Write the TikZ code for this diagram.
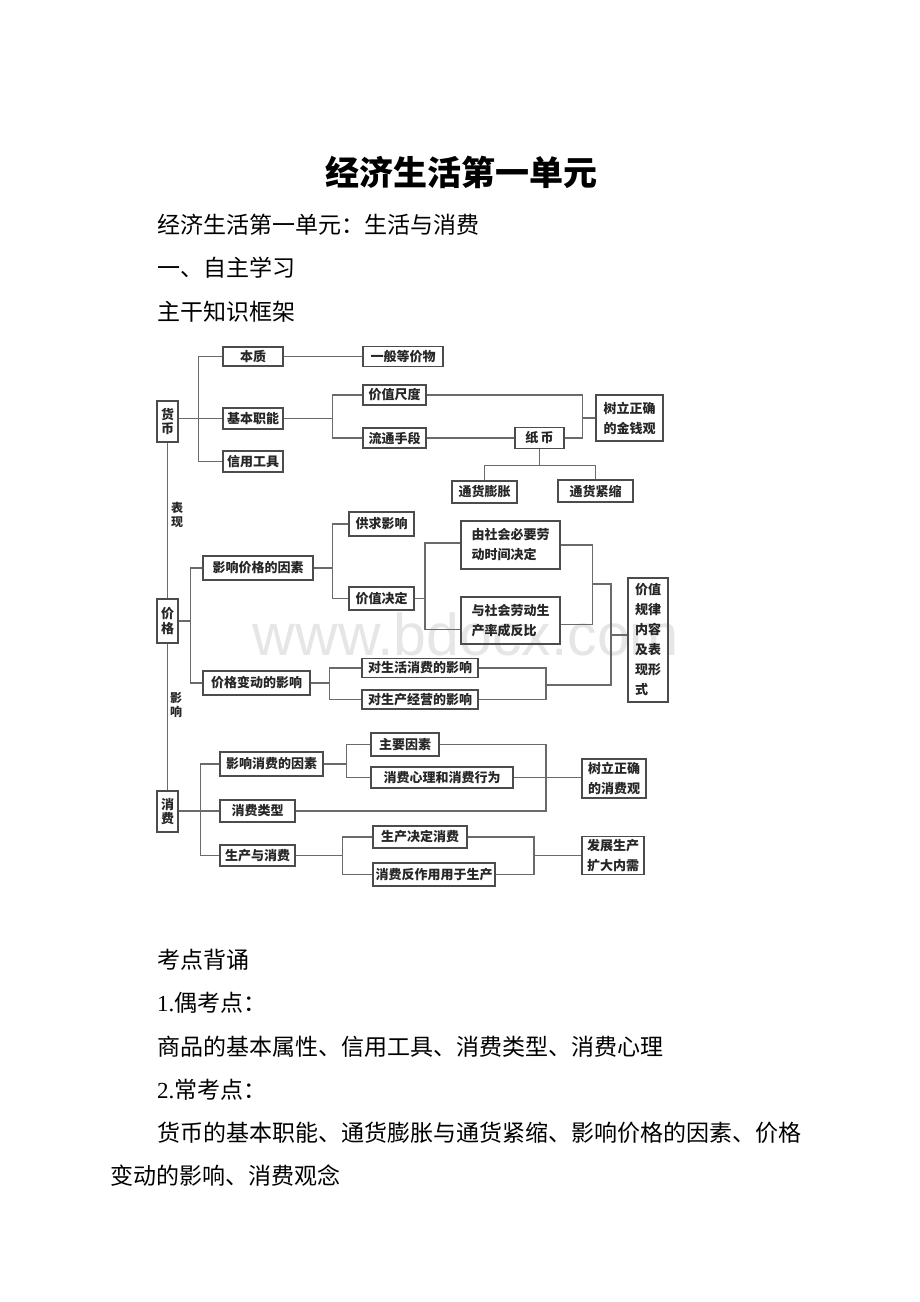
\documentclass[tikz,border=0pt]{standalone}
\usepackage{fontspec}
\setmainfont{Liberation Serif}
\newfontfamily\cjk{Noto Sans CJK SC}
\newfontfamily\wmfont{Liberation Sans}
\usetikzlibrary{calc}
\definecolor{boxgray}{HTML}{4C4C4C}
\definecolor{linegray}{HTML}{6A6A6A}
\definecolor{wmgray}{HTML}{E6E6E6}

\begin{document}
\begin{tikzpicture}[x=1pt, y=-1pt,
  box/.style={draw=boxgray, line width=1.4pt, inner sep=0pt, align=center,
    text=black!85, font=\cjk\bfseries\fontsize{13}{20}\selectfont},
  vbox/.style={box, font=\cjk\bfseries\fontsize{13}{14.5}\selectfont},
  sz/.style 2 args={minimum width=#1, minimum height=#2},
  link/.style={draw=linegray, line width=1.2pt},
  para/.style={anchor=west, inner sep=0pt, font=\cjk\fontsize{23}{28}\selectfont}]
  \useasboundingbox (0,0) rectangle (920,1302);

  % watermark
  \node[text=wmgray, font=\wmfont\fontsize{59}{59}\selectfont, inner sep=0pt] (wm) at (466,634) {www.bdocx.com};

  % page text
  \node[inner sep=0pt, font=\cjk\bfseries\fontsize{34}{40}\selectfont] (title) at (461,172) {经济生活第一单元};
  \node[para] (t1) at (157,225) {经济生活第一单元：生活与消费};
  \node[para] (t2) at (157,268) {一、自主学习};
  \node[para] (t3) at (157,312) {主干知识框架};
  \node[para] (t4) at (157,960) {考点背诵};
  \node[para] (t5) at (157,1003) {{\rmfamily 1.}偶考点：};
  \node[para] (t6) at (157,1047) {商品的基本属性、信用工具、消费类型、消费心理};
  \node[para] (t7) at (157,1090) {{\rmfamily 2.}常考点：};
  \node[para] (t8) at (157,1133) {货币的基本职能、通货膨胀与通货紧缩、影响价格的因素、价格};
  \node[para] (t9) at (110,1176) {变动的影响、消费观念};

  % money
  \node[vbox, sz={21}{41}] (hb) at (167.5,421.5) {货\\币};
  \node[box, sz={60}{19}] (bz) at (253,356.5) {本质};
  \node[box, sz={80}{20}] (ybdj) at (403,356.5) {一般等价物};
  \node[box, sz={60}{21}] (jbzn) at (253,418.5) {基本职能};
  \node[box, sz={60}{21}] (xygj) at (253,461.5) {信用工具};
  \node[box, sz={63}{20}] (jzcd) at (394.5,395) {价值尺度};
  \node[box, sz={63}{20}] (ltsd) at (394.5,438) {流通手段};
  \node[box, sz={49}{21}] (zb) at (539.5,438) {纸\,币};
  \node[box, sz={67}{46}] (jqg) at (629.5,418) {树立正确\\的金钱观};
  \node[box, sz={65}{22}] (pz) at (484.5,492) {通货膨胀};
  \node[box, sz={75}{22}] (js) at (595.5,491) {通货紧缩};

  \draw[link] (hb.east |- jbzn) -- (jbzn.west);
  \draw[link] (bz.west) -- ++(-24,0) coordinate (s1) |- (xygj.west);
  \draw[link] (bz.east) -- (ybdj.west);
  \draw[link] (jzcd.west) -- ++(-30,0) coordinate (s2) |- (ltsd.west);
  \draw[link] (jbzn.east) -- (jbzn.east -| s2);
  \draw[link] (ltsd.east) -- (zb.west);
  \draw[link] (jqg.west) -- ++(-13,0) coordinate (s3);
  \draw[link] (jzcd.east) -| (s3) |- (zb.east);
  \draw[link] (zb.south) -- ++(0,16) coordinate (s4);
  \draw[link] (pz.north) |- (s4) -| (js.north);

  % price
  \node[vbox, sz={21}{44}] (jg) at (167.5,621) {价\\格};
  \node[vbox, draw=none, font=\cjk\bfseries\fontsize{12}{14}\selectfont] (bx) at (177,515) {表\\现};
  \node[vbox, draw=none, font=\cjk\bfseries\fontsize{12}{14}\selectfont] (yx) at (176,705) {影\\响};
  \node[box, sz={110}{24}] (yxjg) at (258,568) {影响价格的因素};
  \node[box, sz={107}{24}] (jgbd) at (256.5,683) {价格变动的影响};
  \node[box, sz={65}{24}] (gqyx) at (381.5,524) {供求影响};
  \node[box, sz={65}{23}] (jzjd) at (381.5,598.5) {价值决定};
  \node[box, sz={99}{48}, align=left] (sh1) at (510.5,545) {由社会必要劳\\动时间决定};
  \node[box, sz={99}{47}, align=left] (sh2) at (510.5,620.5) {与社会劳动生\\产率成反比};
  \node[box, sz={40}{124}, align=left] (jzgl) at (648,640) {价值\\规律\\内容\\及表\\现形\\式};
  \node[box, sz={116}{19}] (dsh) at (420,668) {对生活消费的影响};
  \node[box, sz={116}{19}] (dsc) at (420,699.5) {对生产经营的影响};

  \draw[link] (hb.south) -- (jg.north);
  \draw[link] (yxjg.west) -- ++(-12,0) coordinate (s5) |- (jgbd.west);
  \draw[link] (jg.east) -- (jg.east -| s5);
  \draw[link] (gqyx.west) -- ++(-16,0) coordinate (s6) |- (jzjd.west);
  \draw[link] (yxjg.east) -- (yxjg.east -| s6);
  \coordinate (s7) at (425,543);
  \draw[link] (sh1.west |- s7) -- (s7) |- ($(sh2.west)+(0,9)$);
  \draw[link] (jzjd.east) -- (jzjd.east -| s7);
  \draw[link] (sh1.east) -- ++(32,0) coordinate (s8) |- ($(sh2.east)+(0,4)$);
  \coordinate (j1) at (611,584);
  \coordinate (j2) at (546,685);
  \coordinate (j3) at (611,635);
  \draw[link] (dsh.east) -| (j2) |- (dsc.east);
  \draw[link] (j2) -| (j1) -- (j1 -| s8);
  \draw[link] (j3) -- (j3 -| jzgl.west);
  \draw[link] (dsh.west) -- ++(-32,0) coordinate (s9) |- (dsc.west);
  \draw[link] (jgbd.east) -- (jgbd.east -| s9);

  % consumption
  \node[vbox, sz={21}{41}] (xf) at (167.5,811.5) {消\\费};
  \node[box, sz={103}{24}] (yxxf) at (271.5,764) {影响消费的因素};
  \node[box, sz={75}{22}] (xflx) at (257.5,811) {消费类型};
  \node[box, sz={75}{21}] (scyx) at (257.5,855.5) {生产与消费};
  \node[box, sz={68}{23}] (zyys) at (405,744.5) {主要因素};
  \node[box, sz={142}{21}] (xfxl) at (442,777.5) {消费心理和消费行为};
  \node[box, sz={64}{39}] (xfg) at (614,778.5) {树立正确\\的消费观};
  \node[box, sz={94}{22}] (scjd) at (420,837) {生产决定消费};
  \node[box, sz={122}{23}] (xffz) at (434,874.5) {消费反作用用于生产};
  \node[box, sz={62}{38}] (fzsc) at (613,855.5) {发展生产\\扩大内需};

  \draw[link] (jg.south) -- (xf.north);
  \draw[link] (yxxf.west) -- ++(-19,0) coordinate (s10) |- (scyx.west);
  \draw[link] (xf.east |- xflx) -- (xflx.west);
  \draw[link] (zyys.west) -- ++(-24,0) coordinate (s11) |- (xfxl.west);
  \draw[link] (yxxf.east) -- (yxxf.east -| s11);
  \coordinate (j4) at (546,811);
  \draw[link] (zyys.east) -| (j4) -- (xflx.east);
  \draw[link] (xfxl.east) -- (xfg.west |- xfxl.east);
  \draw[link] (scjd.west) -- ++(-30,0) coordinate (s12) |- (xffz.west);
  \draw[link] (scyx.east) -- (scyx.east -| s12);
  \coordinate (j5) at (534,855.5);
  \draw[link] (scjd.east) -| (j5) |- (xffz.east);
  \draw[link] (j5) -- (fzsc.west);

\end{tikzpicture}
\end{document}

• [Task objective]: Exactly restate the lines from the beginning of the data through the line with "inner sep=0pt] (wm)", and no others, keeping pictures out.

• [Solution]:
Write the TikZ code for this diagram.
\documentclass[tikz,border=0pt]{standalone}
\usepackage{fontspec}
\setmainfont{Liberation Serif}
\newfontfamily\cjk{Noto Sans CJK SC}
\newfontfamily\wmfont{Liberation Sans}
\usetikzlibrary{calc}
\definecolor{boxgray}{HTML}{4C4C4C}
\definecolor{linegray}{HTML}{6A6A6A}
\definecolor{wmgray}{HTML}{E6E6E6}

\begin{document}
\begin{tikzpicture}[x=1pt, y=-1pt,
  box/.style={draw=boxgray, line width=1.4pt, inner sep=0pt, align=center,
    text=black!85, font=\cjk\bfseries\fontsize{13}{20}\selectfont},
  vbox/.style={box, font=\cjk\bfseries\fontsize{13}{14.5}\selectfont},
  sz/.style 2 args={minimum width=#1, minimum height=#2},
  link/.style={draw=linegray, line width=1.2pt},
  para/.style={anchor=west, inner sep=0pt, font=\cjk\fontsize{23}{28}\selectfont}]
  \useasboundingbox (0,0) rectangle (920,1302);

  % watermark
  \node[text=wmgray, font=\wmfont\fontsize{59}{59}\selectfont, inner sep=0pt] (wm) at (466,634) {www.bdocx.com};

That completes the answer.